* [WHAT YOU NEED TO DO] In the records below, find the line containing "Reproduce this chart with matplotlib." and the line containing "0.818, 0.822, 0.822]"; please repeat exactly the lines from one to the other, both included, and nothing more.

-- START OF GIVEN DATA --

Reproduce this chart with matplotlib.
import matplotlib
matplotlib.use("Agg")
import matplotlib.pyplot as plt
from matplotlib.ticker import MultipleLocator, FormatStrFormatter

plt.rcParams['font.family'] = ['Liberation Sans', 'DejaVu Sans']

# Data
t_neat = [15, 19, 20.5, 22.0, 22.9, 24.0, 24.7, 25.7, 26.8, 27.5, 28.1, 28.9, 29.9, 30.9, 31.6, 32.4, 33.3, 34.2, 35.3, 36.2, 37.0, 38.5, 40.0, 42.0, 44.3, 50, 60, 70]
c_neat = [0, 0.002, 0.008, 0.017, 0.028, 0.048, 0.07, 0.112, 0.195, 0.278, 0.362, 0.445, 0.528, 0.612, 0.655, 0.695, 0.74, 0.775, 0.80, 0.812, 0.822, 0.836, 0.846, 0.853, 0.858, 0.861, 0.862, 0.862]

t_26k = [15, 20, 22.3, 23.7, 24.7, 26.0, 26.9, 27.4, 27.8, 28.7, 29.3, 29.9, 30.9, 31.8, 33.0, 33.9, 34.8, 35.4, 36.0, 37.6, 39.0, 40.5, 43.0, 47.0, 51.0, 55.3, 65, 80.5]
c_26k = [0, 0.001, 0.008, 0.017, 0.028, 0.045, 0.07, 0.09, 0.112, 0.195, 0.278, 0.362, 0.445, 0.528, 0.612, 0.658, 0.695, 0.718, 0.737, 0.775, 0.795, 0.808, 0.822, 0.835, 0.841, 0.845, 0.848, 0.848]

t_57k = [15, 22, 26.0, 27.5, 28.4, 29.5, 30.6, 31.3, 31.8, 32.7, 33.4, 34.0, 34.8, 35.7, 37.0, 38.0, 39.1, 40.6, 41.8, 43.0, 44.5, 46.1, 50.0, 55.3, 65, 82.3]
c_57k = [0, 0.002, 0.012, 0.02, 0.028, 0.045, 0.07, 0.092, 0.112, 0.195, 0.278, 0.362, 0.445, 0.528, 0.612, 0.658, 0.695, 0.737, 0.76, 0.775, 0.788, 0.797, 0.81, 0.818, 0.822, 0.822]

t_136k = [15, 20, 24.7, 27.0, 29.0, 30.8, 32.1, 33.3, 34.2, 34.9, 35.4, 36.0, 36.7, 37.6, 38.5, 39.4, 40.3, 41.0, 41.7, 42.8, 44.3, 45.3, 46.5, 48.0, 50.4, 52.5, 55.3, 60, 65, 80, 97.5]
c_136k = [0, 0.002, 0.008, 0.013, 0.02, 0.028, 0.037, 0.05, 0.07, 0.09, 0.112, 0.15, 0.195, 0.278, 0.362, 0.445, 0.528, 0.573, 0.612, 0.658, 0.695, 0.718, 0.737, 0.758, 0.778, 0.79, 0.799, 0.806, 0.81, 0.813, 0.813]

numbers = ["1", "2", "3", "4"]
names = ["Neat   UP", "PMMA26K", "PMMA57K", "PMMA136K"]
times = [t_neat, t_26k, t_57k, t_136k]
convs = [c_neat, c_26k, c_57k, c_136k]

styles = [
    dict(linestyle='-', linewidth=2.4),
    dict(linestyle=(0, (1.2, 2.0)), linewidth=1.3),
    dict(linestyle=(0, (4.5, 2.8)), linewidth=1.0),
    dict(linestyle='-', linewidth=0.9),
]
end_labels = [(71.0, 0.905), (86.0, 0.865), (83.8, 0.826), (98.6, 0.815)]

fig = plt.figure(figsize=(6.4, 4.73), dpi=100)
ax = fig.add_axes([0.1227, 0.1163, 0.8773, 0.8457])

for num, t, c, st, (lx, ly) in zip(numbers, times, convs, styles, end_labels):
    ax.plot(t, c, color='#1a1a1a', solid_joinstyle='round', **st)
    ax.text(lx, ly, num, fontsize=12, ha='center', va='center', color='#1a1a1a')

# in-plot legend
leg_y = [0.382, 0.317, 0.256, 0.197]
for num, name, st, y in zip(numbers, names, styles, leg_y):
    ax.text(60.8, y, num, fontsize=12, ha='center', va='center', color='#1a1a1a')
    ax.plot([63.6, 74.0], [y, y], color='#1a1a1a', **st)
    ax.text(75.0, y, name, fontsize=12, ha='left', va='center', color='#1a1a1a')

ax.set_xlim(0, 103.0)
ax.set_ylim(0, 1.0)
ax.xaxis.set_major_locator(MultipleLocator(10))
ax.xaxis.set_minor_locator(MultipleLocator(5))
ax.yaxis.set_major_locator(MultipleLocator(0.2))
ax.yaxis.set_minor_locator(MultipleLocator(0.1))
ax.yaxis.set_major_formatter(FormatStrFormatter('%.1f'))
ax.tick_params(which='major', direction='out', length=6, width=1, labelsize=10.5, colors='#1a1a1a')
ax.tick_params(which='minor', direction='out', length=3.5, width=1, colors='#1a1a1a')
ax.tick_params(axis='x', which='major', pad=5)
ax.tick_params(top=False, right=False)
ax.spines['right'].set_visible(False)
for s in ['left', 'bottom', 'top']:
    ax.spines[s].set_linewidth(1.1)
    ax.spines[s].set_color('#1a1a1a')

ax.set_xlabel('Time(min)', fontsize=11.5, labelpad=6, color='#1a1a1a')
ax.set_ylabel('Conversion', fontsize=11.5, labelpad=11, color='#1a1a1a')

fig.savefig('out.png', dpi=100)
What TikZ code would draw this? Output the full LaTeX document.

-- END OF GIVEN DATA --
-- START OF GIVEN DATA --

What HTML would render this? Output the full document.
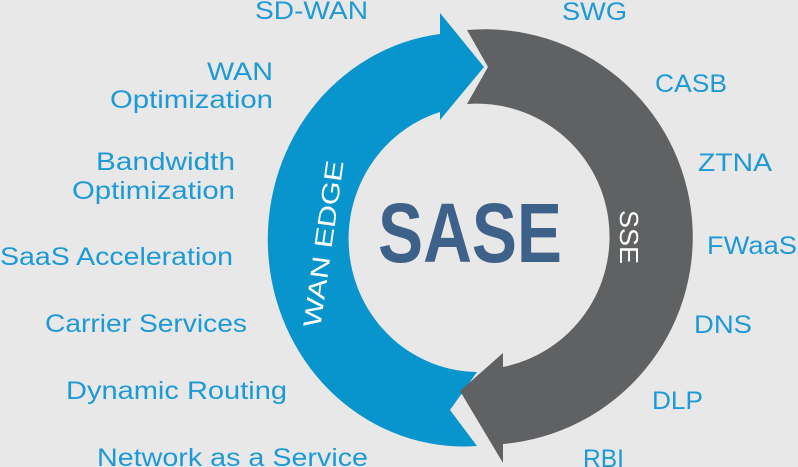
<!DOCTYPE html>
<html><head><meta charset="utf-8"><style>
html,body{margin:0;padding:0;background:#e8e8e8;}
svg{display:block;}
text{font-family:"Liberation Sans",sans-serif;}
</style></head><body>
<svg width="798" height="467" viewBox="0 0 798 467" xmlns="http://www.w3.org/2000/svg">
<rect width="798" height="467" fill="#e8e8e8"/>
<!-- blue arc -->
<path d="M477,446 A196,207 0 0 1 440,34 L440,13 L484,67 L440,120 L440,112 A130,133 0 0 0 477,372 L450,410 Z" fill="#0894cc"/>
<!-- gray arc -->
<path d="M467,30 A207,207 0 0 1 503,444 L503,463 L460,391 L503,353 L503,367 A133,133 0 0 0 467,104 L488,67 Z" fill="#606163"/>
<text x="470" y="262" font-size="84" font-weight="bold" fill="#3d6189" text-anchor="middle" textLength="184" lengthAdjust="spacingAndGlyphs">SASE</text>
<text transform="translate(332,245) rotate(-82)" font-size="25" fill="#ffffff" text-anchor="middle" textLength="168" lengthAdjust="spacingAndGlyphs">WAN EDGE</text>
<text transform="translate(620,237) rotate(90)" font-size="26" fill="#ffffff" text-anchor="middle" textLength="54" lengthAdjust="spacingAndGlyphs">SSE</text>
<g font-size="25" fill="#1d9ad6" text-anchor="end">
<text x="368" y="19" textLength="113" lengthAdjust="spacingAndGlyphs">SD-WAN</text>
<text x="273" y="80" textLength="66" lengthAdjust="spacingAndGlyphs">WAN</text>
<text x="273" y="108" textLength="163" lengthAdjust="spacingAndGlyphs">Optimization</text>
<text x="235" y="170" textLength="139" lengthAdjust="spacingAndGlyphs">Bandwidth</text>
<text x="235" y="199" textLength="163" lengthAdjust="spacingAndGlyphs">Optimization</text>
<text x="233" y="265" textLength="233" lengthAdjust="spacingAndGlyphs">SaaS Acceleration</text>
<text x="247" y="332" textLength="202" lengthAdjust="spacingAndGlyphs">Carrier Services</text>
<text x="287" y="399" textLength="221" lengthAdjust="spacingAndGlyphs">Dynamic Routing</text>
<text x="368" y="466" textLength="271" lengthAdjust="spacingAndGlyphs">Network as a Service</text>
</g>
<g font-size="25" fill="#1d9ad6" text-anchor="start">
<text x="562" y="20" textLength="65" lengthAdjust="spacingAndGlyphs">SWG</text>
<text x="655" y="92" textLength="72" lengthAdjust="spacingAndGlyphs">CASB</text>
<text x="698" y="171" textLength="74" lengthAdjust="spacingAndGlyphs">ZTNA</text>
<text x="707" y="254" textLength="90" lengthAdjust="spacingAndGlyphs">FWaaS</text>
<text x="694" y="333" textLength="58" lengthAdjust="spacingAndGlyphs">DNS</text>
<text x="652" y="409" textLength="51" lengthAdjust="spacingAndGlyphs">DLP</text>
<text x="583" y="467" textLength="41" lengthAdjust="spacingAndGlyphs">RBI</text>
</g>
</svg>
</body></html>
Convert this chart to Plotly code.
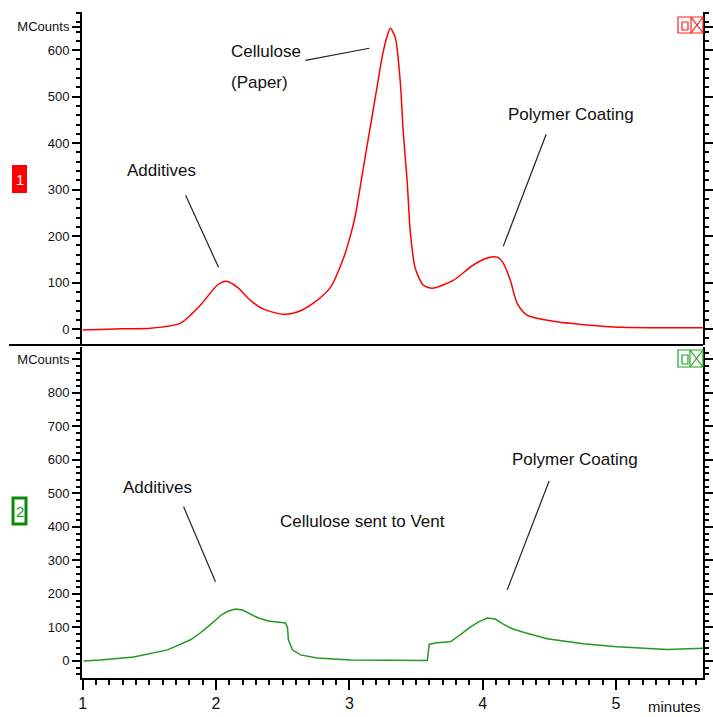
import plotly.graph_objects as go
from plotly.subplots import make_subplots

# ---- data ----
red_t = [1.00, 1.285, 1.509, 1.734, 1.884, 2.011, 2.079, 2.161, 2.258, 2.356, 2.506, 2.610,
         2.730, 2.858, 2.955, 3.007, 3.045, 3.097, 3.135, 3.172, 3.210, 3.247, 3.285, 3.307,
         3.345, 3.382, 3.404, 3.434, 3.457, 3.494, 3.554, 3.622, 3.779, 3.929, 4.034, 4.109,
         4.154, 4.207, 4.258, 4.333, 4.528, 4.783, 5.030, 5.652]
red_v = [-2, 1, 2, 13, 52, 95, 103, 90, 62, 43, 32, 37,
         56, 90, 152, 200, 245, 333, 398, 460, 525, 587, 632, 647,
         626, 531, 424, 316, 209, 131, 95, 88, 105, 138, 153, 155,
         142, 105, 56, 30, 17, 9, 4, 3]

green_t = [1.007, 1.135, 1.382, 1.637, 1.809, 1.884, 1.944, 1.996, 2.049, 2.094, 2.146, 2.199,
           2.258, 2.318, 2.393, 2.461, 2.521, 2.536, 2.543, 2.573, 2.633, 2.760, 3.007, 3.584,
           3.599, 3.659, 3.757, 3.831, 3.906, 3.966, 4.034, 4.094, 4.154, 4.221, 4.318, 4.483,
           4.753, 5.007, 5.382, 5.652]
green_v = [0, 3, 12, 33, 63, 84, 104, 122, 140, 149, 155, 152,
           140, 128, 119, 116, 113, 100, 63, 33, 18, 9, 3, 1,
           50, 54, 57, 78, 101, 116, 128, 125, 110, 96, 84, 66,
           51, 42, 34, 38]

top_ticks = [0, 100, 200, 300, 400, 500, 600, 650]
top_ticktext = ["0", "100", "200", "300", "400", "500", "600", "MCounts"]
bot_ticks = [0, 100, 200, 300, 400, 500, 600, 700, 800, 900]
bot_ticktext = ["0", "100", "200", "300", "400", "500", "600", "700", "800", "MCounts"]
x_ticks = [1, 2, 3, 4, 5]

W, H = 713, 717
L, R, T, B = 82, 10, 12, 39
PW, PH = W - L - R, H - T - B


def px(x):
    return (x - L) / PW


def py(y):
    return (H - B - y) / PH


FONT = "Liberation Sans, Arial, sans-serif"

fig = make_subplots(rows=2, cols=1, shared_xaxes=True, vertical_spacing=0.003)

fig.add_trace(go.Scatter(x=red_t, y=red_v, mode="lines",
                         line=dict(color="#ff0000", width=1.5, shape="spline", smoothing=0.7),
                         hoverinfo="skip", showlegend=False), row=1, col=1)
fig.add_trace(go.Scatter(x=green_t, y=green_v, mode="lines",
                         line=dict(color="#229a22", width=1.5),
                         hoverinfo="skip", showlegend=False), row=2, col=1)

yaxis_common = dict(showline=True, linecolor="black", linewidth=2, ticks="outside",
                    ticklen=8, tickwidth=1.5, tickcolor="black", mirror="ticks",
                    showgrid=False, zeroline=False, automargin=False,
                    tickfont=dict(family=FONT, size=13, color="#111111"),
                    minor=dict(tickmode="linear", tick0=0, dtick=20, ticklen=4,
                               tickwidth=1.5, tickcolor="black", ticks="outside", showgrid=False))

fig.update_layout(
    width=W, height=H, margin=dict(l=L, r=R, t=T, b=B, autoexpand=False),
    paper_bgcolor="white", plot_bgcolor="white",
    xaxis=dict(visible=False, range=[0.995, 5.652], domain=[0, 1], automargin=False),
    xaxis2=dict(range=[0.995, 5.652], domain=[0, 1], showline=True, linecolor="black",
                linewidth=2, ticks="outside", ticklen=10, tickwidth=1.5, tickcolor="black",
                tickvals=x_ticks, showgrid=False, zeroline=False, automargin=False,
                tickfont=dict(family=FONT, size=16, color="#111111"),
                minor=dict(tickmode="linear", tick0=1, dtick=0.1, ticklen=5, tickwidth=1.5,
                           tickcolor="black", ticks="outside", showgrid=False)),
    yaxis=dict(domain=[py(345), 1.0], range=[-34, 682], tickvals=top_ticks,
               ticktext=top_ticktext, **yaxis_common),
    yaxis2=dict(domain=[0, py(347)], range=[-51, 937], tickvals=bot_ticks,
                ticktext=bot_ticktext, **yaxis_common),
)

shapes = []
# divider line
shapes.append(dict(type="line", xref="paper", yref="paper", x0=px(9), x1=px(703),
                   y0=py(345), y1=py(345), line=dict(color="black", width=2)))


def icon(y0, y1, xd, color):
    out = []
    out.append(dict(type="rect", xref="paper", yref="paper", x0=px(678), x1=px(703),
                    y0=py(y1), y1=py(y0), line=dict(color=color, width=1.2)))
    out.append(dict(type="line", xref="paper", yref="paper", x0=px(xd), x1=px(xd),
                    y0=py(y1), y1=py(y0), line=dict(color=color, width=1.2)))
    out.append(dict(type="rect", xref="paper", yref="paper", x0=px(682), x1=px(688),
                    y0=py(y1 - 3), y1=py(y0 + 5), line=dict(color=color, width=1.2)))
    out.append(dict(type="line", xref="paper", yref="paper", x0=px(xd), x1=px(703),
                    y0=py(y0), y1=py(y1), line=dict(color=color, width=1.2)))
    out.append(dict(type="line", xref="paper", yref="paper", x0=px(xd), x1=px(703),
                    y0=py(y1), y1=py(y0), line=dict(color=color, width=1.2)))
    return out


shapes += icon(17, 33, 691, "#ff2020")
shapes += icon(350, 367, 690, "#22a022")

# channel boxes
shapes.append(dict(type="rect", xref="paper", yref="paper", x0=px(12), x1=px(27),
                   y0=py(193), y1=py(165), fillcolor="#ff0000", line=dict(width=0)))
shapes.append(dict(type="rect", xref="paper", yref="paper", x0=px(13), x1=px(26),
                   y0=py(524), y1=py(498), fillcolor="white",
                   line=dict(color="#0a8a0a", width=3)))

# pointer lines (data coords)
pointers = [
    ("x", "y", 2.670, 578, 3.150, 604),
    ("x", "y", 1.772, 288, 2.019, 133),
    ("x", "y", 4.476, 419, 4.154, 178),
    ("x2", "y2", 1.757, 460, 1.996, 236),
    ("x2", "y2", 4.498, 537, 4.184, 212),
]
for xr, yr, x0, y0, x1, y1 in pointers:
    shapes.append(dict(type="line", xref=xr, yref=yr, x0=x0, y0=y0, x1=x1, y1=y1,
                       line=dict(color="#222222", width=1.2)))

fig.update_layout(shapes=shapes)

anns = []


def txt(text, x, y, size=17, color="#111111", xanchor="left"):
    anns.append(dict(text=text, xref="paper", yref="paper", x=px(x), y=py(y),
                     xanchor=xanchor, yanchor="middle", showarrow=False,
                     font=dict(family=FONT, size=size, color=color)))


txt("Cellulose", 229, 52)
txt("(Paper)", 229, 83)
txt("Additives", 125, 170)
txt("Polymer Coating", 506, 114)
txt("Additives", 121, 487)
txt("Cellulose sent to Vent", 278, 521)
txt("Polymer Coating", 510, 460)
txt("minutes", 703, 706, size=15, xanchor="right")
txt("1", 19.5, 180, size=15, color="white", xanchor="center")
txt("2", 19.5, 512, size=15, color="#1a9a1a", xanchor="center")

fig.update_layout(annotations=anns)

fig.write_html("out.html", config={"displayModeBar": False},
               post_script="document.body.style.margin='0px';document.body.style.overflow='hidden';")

-- END OF GIVEN DATA --

* [CORRECT RESPONSE]
Reproduce this chart with matplotlib.
import matplotlib
matplotlib.use("Agg")
import matplotlib.pyplot as plt
from matplotlib.ticker import MultipleLocator, FormatStrFormatter

plt.rcParams['font.family'] = ['Liberation Sans', 'DejaVu Sans']

# Data
t_neat = [15, 19, 20.5, 22.0, 22.9, 24.0, 24.7, 25.7, 26.8, 27.5, 28.1, 28.9, 29.9, 30.9, 31.6, 32.4, 33.3, 34.2, 35.3, 36.2, 37.0, 38.5, 40.0, 42.0, 44.3, 50, 60, 70]
c_neat = [0, 0.002, 0.008, 0.017, 0.028, 0.048, 0.07, 0.112, 0.195, 0.278, 0.362, 0.445, 0.528, 0.612, 0.655, 0.695, 0.74, 0.775, 0.80, 0.812, 0.822, 0.836, 0.846, 0.853, 0.858, 0.861, 0.862, 0.862]

t_26k = [15, 20, 22.3, 23.7, 24.7, 26.0, 26.9, 27.4, 27.8, 28.7, 29.3, 29.9, 30.9, 31.8, 33.0, 33.9, 34.8, 35.4, 36.0, 37.6, 39.0, 40.5, 43.0, 47.0, 51.0, 55.3, 65, 80.5]
c_26k = [0, 0.001, 0.008, 0.017, 0.028, 0.045, 0.07, 0.09, 0.112, 0.195, 0.278, 0.362, 0.445, 0.528, 0.612, 0.658, 0.695, 0.718, 0.737, 0.775, 0.795, 0.808, 0.822, 0.835, 0.841, 0.845, 0.848, 0.848]

t_57k = [15, 22, 26.0, 27.5, 28.4, 29.5, 30.6, 31.3, 31.8, 32.7, 33.4, 34.0, 34.8, 35.7, 37.0, 38.0, 39.1, 40.6, 41.8, 43.0, 44.5, 46.1, 50.0, 55.3, 65, 82.3]
c_57k = [0, 0.002, 0.012, 0.02, 0.028, 0.045, 0.07, 0.092, 0.112, 0.195, 0.278, 0.362, 0.445, 0.528, 0.612, 0.658, 0.695, 0.737, 0.76, 0.775, 0.788, 0.797, 0.81, 0.818, 0.822, 0.822]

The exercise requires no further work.